Figure scripts:
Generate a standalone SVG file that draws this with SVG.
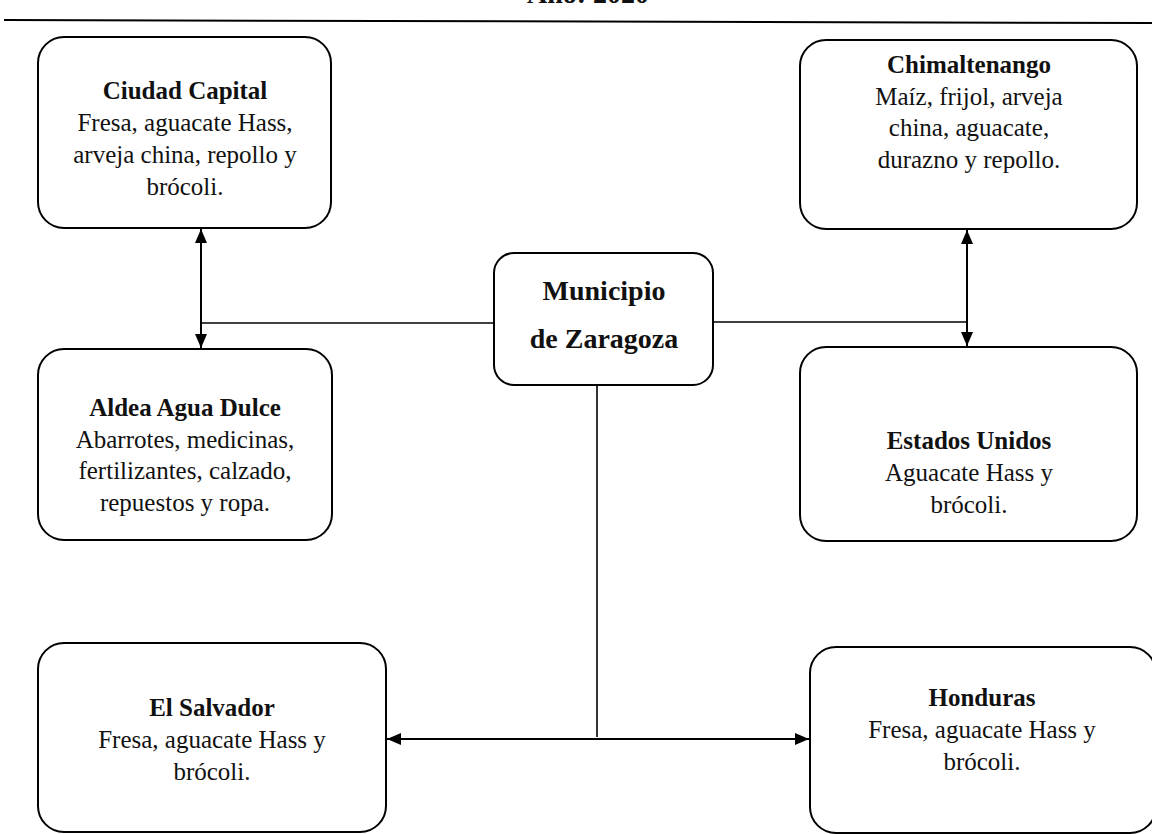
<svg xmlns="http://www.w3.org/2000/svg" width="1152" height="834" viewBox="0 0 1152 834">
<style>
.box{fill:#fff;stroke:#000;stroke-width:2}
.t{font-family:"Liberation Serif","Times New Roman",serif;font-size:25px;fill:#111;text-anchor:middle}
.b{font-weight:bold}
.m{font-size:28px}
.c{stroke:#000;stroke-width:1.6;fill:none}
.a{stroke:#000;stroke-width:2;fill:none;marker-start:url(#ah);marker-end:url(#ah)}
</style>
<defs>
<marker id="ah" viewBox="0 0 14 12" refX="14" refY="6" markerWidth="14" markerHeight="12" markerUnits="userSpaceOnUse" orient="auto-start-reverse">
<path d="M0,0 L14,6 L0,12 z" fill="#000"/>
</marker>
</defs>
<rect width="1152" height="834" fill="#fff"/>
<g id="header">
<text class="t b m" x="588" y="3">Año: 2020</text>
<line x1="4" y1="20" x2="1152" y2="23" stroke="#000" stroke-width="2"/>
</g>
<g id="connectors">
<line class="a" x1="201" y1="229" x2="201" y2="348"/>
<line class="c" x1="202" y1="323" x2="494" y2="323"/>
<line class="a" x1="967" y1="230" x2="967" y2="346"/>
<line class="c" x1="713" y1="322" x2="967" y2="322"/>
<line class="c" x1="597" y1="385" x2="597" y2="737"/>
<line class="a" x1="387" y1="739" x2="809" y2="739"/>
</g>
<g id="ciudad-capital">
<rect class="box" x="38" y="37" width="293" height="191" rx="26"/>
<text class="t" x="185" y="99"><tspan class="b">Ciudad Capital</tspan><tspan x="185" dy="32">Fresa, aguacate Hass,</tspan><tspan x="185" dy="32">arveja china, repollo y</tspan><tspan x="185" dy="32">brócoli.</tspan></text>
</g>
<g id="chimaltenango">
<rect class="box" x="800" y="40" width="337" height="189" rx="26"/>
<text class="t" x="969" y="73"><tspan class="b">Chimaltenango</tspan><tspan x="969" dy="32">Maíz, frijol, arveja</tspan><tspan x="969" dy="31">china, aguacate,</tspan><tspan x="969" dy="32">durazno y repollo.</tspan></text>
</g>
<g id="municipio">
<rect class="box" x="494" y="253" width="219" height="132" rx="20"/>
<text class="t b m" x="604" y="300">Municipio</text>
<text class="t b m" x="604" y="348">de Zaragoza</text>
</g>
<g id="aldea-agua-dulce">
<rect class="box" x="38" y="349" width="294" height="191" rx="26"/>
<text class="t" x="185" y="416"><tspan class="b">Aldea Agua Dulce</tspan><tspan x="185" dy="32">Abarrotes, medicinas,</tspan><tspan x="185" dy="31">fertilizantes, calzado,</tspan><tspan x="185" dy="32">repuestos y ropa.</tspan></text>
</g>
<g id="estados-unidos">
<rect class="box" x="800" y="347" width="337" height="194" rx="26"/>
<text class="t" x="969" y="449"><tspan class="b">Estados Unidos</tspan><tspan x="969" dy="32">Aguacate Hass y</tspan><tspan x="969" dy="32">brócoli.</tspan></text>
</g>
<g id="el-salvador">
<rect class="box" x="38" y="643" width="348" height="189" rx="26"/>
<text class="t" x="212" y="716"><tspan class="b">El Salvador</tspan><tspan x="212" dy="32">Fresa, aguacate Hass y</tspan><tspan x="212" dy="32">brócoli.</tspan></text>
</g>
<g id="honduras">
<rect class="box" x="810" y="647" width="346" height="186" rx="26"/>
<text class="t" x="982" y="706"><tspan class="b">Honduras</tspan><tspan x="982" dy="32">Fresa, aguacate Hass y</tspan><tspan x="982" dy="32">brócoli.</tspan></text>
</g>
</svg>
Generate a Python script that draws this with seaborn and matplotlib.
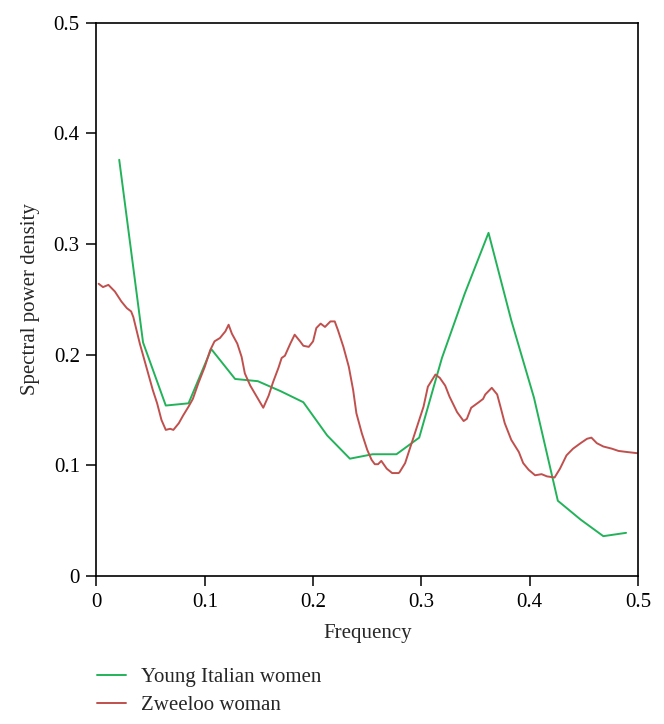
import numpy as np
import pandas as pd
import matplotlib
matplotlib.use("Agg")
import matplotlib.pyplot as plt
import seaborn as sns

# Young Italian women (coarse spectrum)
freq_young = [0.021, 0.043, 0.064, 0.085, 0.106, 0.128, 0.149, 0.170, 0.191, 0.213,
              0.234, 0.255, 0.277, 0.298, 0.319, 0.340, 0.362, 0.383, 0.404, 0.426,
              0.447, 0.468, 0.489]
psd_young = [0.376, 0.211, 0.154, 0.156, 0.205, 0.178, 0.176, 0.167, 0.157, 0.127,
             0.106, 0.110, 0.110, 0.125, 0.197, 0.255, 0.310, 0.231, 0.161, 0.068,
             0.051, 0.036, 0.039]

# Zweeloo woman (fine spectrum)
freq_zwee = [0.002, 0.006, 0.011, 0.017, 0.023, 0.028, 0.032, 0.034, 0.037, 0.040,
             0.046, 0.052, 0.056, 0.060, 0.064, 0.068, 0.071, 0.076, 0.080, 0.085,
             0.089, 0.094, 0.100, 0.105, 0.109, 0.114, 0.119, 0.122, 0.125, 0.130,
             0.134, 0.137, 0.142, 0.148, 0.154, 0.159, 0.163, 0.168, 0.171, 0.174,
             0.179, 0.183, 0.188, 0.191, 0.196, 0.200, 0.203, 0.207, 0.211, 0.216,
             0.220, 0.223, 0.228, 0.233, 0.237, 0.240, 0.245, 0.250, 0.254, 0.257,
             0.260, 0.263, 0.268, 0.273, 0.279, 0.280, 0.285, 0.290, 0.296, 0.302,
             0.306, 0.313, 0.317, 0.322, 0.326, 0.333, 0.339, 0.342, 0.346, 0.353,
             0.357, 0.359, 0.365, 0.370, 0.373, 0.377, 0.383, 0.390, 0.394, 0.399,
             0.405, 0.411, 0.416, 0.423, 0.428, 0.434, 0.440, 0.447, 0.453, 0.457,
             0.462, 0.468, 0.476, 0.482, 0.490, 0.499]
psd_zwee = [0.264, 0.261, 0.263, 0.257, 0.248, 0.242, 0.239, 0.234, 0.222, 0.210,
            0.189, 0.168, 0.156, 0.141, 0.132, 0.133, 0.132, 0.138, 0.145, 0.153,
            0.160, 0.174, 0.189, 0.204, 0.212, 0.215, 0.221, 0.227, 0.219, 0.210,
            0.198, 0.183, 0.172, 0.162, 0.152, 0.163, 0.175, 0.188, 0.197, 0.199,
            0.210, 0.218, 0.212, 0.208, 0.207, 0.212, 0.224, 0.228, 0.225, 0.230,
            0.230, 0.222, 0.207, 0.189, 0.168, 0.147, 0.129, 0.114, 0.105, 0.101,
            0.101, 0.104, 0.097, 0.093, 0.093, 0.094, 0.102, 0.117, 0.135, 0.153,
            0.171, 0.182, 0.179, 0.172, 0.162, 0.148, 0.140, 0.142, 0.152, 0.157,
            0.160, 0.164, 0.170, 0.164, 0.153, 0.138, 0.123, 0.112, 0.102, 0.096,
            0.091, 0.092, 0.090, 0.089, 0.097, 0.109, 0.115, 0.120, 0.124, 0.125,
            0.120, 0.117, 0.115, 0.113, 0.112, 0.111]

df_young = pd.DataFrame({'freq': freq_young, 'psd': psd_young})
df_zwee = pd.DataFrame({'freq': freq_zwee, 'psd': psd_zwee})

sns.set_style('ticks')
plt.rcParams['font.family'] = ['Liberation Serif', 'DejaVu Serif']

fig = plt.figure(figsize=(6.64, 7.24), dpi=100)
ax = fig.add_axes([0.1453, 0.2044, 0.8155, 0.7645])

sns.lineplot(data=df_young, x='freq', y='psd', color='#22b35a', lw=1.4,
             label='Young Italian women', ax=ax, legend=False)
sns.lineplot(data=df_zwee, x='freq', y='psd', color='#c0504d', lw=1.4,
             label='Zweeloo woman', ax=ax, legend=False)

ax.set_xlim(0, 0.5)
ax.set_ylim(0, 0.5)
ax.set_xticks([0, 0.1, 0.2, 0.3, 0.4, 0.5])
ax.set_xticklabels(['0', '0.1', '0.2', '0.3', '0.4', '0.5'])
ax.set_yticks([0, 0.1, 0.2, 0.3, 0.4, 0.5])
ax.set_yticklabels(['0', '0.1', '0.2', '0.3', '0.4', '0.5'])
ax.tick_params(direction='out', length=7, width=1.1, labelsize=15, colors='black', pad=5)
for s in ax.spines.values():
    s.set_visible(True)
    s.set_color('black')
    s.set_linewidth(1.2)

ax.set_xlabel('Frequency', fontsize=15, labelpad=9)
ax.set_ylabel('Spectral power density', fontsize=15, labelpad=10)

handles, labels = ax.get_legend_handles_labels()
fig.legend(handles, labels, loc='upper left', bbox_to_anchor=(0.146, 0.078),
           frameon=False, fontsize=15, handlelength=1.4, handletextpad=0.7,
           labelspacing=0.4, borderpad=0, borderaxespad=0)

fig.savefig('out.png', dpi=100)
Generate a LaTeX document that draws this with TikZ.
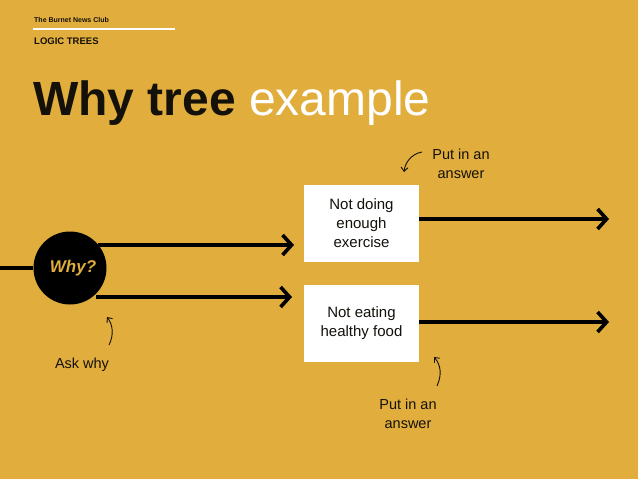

*Challenge*. Return exactly the lines from the one with "Generate a Python" to the one with "import seaborn as sns", both ends kept, and only those. Images are left out.

*Task output*.
Generate a Python script that draws this with seaborn and matplotlib.
import numpy as np
import pandas as pd
import matplotlib
matplotlib.use("Agg")
import matplotlib.pyplot as plt
import seaborn as sns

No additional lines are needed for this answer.